Since the statement was retracted, several ASEAN member states have said that the initial draft was an agreed statement, or at least that it reflected the group’s common position on the South China Sea.
Singapore, which co-chaired the meeting in its role as ASEAN’s China dialogue relations co-ordinator, also appeared to disagree with the retraction of the initial statement, with Foreign Minister Vivian Balakrishnan failing to show up for a scheduled joint press conference with Chinese counterpart Wang Yi after the meeting.
Vietnam has a tense relationship with China over rival claims around islands in the South China Sea, known as the East Sea in Vietnam. Hanoi said that the initial statement reflected the agreed ASEAN position at the end of the meeting, which mentioned a “common stance of ASEAN member states on the issue of the South China Sea.”

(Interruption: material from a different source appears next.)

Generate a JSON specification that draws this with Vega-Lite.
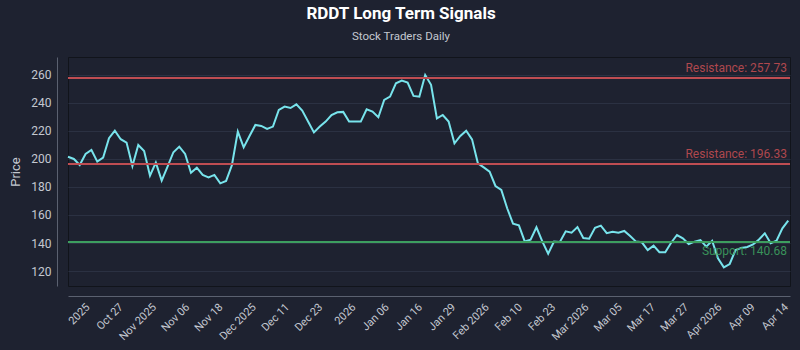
{
  "$schema": "https://vega.github.io/schema/vega-lite/v6.json",
  "autosize": "none",
  "width": 722,
  "height": 229,
  "padding": {"left": 68, "top": 57, "right": 10, "bottom": 64},
  "background": "#1e2230",
  "title": {
    "text": "RDDT Long Term Signals",
    "subtitle": "Stock Traders Daily",
    "anchor": "middle",
    "frame": "bounds",
    "color": "#ffffff",
    "fontSize": 17,
    "fontWeight": "bold",
    "font": "Roboto",
    "subtitleFont": "Roboto",
    "subtitleColor": "#c4c8d0",
    "subtitleFontSize": 11.5,
    "subtitlePadding": 8,
    "offset": 14
  },
  "config": {
    "font": "Roboto",
    "view": {"stroke": "#11141b", "strokeWidth": 1, "fill": "#1e2230"},
    "axis": {
      "domainColor": "#5b6170",
      "labelColor": "#c4c8d0",
      "titleColor": "#c4c8d0",
      "ticks": false,
      "labelFont": "Roboto",
      "titleFont": "Roboto",
      "labelOverlap": false
    }
  },
  "datasets": {
    "prices": [
      {"i": 0, "price": 201.6}, {"i": 1, "price": 200}, {"i": 2, "price": 195.7}, {"i": 3, "price": 203.6},
      {"i": 4, "price": 206.4}, {"i": 5, "price": 198.1}, {"i": 6, "price": 201}, {"i": 7, "price": 214.8},
      {"i": 8, "price": 220.2}, {"i": 9, "price": 214.1}, {"i": 10, "price": 211.7}, {"i": 11, "price": 195},
      {"i": 12, "price": 210}, {"i": 13, "price": 205.7}, {"i": 14, "price": 188.1}, {"i": 15, "price": 197.4},
      {"i": 16, "price": 184.5}, {"i": 17, "price": 194.5}, {"i": 18, "price": 204.8}, {"i": 19, "price": 208.8},
      {"i": 20, "price": 203.6}, {"i": 21, "price": 190.2}, {"i": 22, "price": 193.8}, {"i": 23, "price": 188.6},
      {"i": 24, "price": 186.9}, {"i": 25, "price": 188.6}, {"i": 26, "price": 182.6}, {"i": 27, "price": 184.3},
      {"i": 28, "price": 195.7}, {"i": 29, "price": 219.5}, {"i": 30, "price": 208.3}, {"i": 31, "price": 216.4},
      {"i": 32, "price": 224.3}, {"i": 33, "price": 223.6}, {"i": 34, "price": 221.4}, {"i": 35, "price": 223.1},
      {"i": 36, "price": 235}, {"i": 37, "price": 237.4}, {"i": 38, "price": 236.4}, {"i": 39, "price": 239},
      {"i": 40, "price": 234.5}, {"i": 41, "price": 226.7}, {"i": 42, "price": 219}, {"i": 43, "price": 223.1},
      {"i": 44, "price": 226.7}, {"i": 45, "price": 231.4}, {"i": 46, "price": 233.3}, {"i": 47, "price": 233.6},
      {"i": 48, "price": 226.7}, {"i": 49, "price": 226.7}, {"i": 50, "price": 226.7}, {"i": 51, "price": 235.5},
      {"i": 52, "price": 233.8}, {"i": 53, "price": 229.8}, {"i": 54, "price": 242.1}, {"i": 55, "price": 244.5},
      {"i": 56, "price": 254}, {"i": 57, "price": 255.9}, {"i": 58, "price": 254.5}, {"i": 59, "price": 245},
      {"i": 60, "price": 244.5}, {"i": 61, "price": 260}, {"i": 62, "price": 253}, {"i": 63, "price": 229},
      {"i": 64, "price": 231.4}, {"i": 65, "price": 226.7}, {"i": 66, "price": 211.2}, {"i": 67, "price": 216.4},
      {"i": 68, "price": 220.2}, {"i": 69, "price": 214}, {"i": 70, "price": 196.9}, {"i": 71, "price": 194},
      {"i": 72, "price": 191}, {"i": 73, "price": 180.7}, {"i": 74, "price": 177.9}, {"i": 75, "price": 164.8},
      {"i": 76, "price": 153.8}, {"i": 77, "price": 152.6}, {"i": 78, "price": 141.1}, {"i": 79, "price": 142.3},
      {"i": 80, "price": 151.2}, {"i": 81, "price": 141.1}, {"i": 82, "price": 132.4}, {"i": 83, "price": 141},
      {"i": 84, "price": 140.8}, {"i": 85, "price": 148.3}, {"i": 86, "price": 147.4}, {"i": 87, "price": 151.4},
      {"i": 88, "price": 143.6}, {"i": 89, "price": 143.1}, {"i": 90, "price": 150.8}, {"i": 91, "price": 152.4},
      {"i": 92, "price": 147}, {"i": 93, "price": 148}, {"i": 94, "price": 147.4}, {"i": 95, "price": 148.6},
      {"i": 96, "price": 145}, {"i": 97, "price": 141}, {"i": 98, "price": 140.5}, {"i": 99, "price": 135},
      {"i": 100, "price": 138.1}, {"i": 101, "price": 133.4}, {"i": 102, "price": 133.4}, {"i": 103, "price": 140.2},
      {"i": 104, "price": 145.7}, {"i": 105, "price": 143.3}, {"i": 106, "price": 139.3}, {"i": 107, "price": 141},
      {"i": 108, "price": 142.1}, {"i": 109, "price": 137.4}, {"i": 110, "price": 141.6}, {"i": 111, "price": 129.1},
      {"i": 112, "price": 122.6}, {"i": 113, "price": 125}, {"i": 114, "price": 135}, {"i": 115, "price": 136.5},
      {"i": 116, "price": 137.2}, {"i": 117, "price": 139}, {"i": 118, "price": 142.5}, {"i": 119, "price": 146.9},
      {"i": 120, "price": 139.8}, {"i": 121, "price": 141.6}, {"i": 122, "price": 150.5}, {"i": 123, "price": 156}
    ],
    "levels": [
      {"type": "Resistance", "level": 257.73, "label": "Resistance: 257.73"},
      {"type": "Resistance", "level": 196.33, "label": "Resistance: 196.33"},
      {"type": "Support", "level": 140.68, "label": "Support: 140.68"}
    ]
  },
  "layer": [
    {
      "data": {"name": "prices"},
      "mark": {"type": "line", "color": "#78e4ec", "strokeWidth": 2},
      "encoding": {
        "x": {
          "field": "i",
          "type": "quantitative",
          "scale": {"domain": [0, 123.3], "nice": false, "zero": false},
          "axis": {
            "title": null,
            "grid": false,
            "offset": 10,
            "labelAngle": -45,
            "labelFontSize": 11,
            "labelPadding": 5,
            "labelOverlap": false,
            "labelFlush": false,
            "values": [2.65, 8.33, 14.01, 19.69, 25.37, 31.05, 36.73, 42.41, 48.09, 53.77, 59.45, 65.13, 70.81, 76.49, 82.17, 87.85, 93.53, 99.21, 104.89, 110.57, 116.25, 121.93],
            "labelExpr": "['2025','Oct 27','Nov 2025','Nov 06','Nov 18','Dec 2025','Dec 11','Dec 23','2026','Jan 06','Jan 16','Jan 29','Feb 2026','Feb 10','Feb 23','Mar 2026','Mar 05','Mar 17','Mar 27','Apr 2026','Apr 09','Apr 14'][round((datum.value-2.65)/5.68)]"
          }
        },
        "y": {
          "field": "price",
          "type": "quantitative",
          "scale": {"domain": [109.3, 272.8], "nice": false, "zero": false},
          "axis": {
            "title": "Price",
            "titleFontSize": 13,
            "titleFontWeight": "normal",
            "titlePadding": 8,
            "offset": 11,
            "grid": true,
            "gridColor": "#2b3142",
            "labelFontSize": 12,
            "labelPadding": 6,
            "labelOverlap": false,
            "values": [120, 140, 160, 180, 200, 220, 240, 260]
          }
        }
      }
    },
    {
      "data": {"name": "levels"},
      "mark": {"type": "rule", "strokeWidth": 2},
      "encoding": {
        "y": {
          "field": "level",
          "type": "quantitative",
          "axis": {
            "title": "Price",
            "titleFontSize": 13,
            "titleFontWeight": "normal",
            "titlePadding": 8,
            "offset": 11,
            "grid": true,
            "gridColor": "#2b3142",
            "labelFontSize": 12,
            "labelPadding": 6,
            "labelOverlap": false,
            "values": [120, 140, 160, 180, 200, 220, 240, 260]
          }
        },
        "color": {
          "field": "type",
          "type": "nominal",
          "scale": {"domain": ["Resistance", "Support"], "range": ["#bf4d52", "#3d9e5f"]},
          "legend": null
        }
      }
    },
    {
      "data": {"name": "levels"},
      "transform": [{"filter": "datum.type === 'Resistance'"}],
      "mark": {"type": "text", "align": "right", "baseline": "bottom", "dx": -3, "dy": -3, "fontSize": 12, "opacity": 0.9},
      "encoding": {
        "x": {
          "datum": 123.3,
          "type": "quantitative",
          "axis": {
            "title": null,
            "grid": false,
            "offset": 10,
            "labelAngle": -45,
            "labelFontSize": 11,
            "labelPadding": 5,
            "labelOverlap": false,
            "labelFlush": false,
            "values": [2.65, 8.33, 14.01, 19.69, 25.37, 31.05, 36.73, 42.41, 48.09, 53.77, 59.45, 65.13, 70.81, 76.49, 82.17, 87.85, 93.53, 99.21, 104.89, 110.57, 116.25, 121.93],
            "labelExpr": "['2025','Oct 27','Nov 2025','Nov 06','Nov 18','Dec 2025','Dec 11','Dec 23','2026','Jan 06','Jan 16','Jan 29','Feb 2026','Feb 10','Feb 23','Mar 2026','Mar 05','Mar 17','Mar 27','Apr 2026','Apr 09','Apr 14'][round((datum.value-2.65)/5.68)]"
          }
        },
        "y": {
          "field": "level",
          "type": "quantitative",
          "axis": {
            "title": "Price",
            "titleFontSize": 13,
            "titleFontWeight": "normal",
            "titlePadding": 8,
            "offset": 11,
            "grid": true,
            "gridColor": "#2b3142",
            "labelFontSize": 12,
            "labelPadding": 6,
            "labelOverlap": false,
            "values": [120, 140, 160, 180, 200, 220, 240, 260]
          }
        },
        "text": {"field": "label"},
        "color": {"field": "type", "type": "nominal", "legend": null}
      }
    },
    {
      "data": {"name": "levels"},
      "transform": [{"filter": "datum.type === 'Support'"}],
      "mark": {"type": "text", "align": "right", "baseline": "top", "dx": -3, "dy": 4, "fontSize": 12, "opacity": 0.9},
      "encoding": {
        "x": {
          "datum": 123.3,
          "type": "quantitative",
          "axis": {
            "title": null,
            "grid": false,
            "offset": 10,
            "labelAngle": -45,
            "labelFontSize": 11,
            "labelPadding": 5,
            "labelOverlap": false,
            "labelFlush": false,
            "values": [2.65, 8.33, 14.01, 19.69, 25.37, 31.05, 36.73, 42.41, 48.09, 53.77, 59.45, 65.13, 70.81, 76.49, 82.17, 87.85, 93.53, 99.21, 104.89, 110.57, 116.25, 121.93],
            "labelExpr": "['2025','Oct 27','Nov 2025','Nov 06','Nov 18','Dec 2025','Dec 11','Dec 23','2026','Jan 06','Jan 16','Jan 29','Feb 2026','Feb 10','Feb 23','Mar 2026','Mar 05','Mar 17','Mar 27','Apr 2026','Apr 09','Apr 14'][round((datum.value-2.65)/5.68)]"
          }
        },
        "y": {
          "field": "level",
          "type": "quantitative",
          "axis": {
            "title": "Price",
            "titleFontSize": 13,
            "titleFontWeight": "normal",
            "titlePadding": 8,
            "offset": 11,
            "grid": true,
            "gridColor": "#2b3142",
            "labelFontSize": 12,
            "labelPadding": 6,
            "labelOverlap": false,
            "values": [120, 140, 160, 180, 200, 220, 240, 260]
          }
        },
        "text": {"field": "label"},
        "color": {"field": "type", "type": "nominal", "legend": null}
      }
    }
  ]
}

Bill Hayton, author of South China Sea: The Struggle for Power in Asia, said that if Malaysia was opposed to the initial statement, “it would have tried to bury it.”

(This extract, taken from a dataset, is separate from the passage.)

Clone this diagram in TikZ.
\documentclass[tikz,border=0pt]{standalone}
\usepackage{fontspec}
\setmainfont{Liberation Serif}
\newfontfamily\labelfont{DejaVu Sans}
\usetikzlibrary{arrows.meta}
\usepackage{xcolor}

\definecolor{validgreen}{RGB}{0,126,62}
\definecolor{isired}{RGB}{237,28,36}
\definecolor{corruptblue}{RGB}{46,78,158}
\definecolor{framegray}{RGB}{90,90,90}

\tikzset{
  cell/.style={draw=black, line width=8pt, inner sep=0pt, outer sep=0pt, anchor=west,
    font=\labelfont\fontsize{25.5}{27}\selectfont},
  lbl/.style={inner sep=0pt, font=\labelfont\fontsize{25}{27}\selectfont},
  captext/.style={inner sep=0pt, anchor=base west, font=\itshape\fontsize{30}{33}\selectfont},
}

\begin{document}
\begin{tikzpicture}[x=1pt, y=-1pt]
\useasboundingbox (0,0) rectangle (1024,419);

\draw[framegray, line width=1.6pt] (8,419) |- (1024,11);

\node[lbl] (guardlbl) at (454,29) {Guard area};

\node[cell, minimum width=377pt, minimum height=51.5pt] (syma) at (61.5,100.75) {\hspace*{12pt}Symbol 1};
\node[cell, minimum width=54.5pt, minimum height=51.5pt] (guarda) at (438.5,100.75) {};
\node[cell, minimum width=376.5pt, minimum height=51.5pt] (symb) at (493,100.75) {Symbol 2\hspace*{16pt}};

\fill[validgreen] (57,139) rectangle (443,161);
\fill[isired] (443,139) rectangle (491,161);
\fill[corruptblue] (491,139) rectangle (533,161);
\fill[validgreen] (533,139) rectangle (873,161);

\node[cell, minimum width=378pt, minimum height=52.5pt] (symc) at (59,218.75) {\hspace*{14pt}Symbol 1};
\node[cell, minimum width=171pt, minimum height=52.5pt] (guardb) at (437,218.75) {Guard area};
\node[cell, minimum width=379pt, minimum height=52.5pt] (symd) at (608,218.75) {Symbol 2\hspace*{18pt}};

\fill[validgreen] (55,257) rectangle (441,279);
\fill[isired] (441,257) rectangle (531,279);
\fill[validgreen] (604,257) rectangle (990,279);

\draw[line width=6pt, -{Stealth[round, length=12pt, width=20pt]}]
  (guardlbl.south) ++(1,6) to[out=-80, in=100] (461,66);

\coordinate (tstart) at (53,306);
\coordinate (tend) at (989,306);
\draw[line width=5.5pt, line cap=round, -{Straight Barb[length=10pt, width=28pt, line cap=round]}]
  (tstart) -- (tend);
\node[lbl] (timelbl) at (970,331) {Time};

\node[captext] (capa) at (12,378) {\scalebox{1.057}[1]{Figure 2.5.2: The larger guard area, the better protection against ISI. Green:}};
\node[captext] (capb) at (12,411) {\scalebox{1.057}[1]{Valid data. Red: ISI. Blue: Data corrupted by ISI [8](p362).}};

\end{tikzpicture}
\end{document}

Hayton added that “the fact that Singapore ‘went unilateral’ and released their own summary of the foreign ministers’ discussion tells us that they wanted a strong statement too.”
“What’s remarkable is not so much that China wanted to suppress a strong statement on the South China Sea but that ASEAN was prepared to disrupt a major event — the 25th anniversary of China-ASEAN relations — in order to send a message to the Chinese government,” said Hayton.

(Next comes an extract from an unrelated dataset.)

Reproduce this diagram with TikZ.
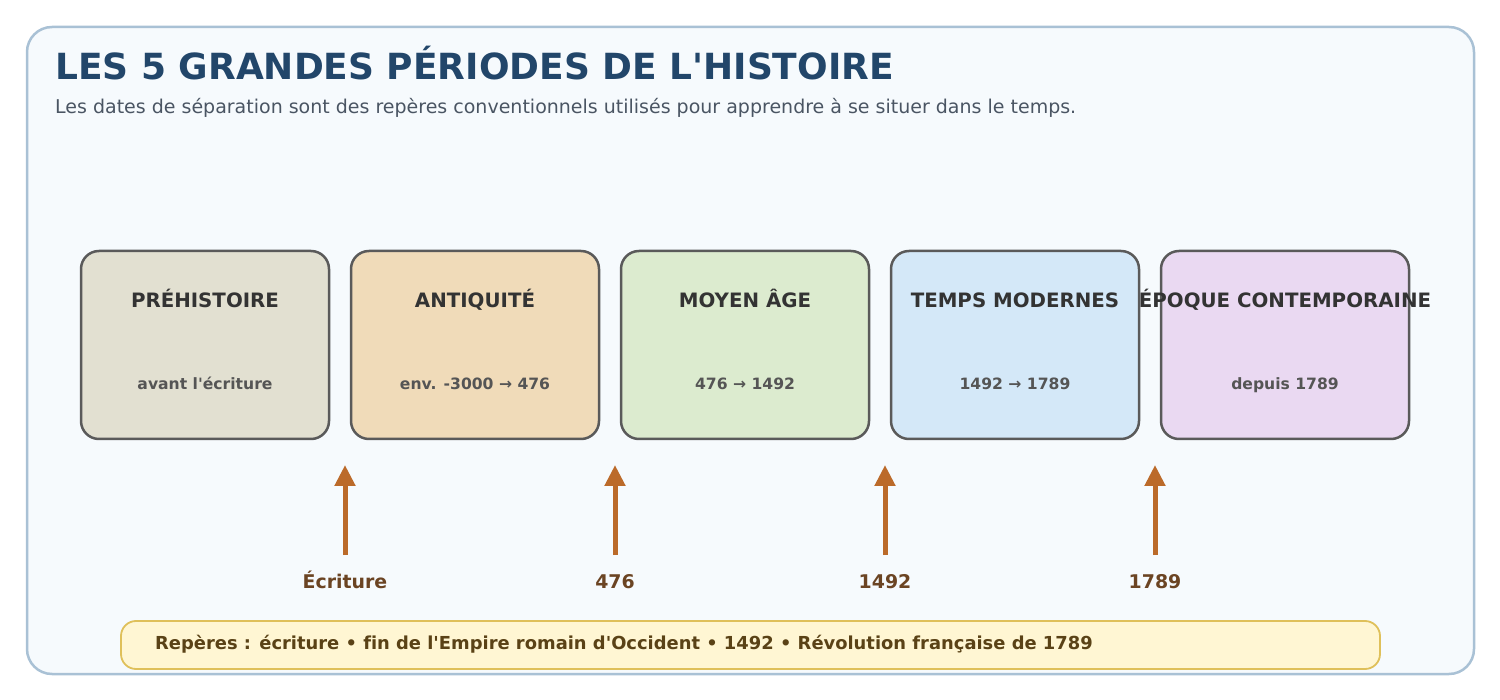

In contrast, China played up the historic trappings of the meeting, which, it said, took place “against the background of the 25th anniversary of the establishment of China-ASEAN dialogue relations.”
“The meeting has consolidated and expanded the consensus on cooperation between both sides and uttered the common voice of China and ASEAN countries to devote themselves to maintaining peace and stability in the region,” said Wang Yi, China’s foreign minister, at the post-meeting press conference.
The Philippines and other claimants to the South China Sea are awaiting a ruling from the Permanent Court of Arbitration on a case filed by Manila in 2013 against China’s claim to the South China Sea — a ruling which China is not expected to heed. On June 16, Manila issued a statement on the contentious ASEAN-China meeting, saying that the group’s foreign ministers “had a candid exchange with the Chinese foreign minister in view of the recent developments on the ground,” and “expressed their serious concerns over recent and ongoing developments, which have eroded trust and confidence, increased tensions and which may have the potential to undermine peace, security and stability in the South China Sea.”
However newly-elected Philippine president Rodrigo Duterte has said he wants to negotiate with China over the rival claims to shoals, reefs and rocks close to the Philippines and other islands close to the main Philippine island of Luzon. Duterte described the outgoing government, led by President Benigno Aquino, as too confrontational in approach to China, which has exercised de facto control of the Scarborough Shoal, around 150 miles off the coast of Luzon but 500 miles from China.
Duterte hopes for Chinese investment in improving the Philippine railway system as a quid pro quo for discussions, but has added that he will stand by for the ruling by the international court before making his next move.
“The arbitration ruling and process must be allowed to take its course up to a certain point,” said Aileen San Pablo-Baviera of the University of the Philippines, who said that the disagreement over the retracted statement “is very much about ASEAN support for the arbitration ruling.”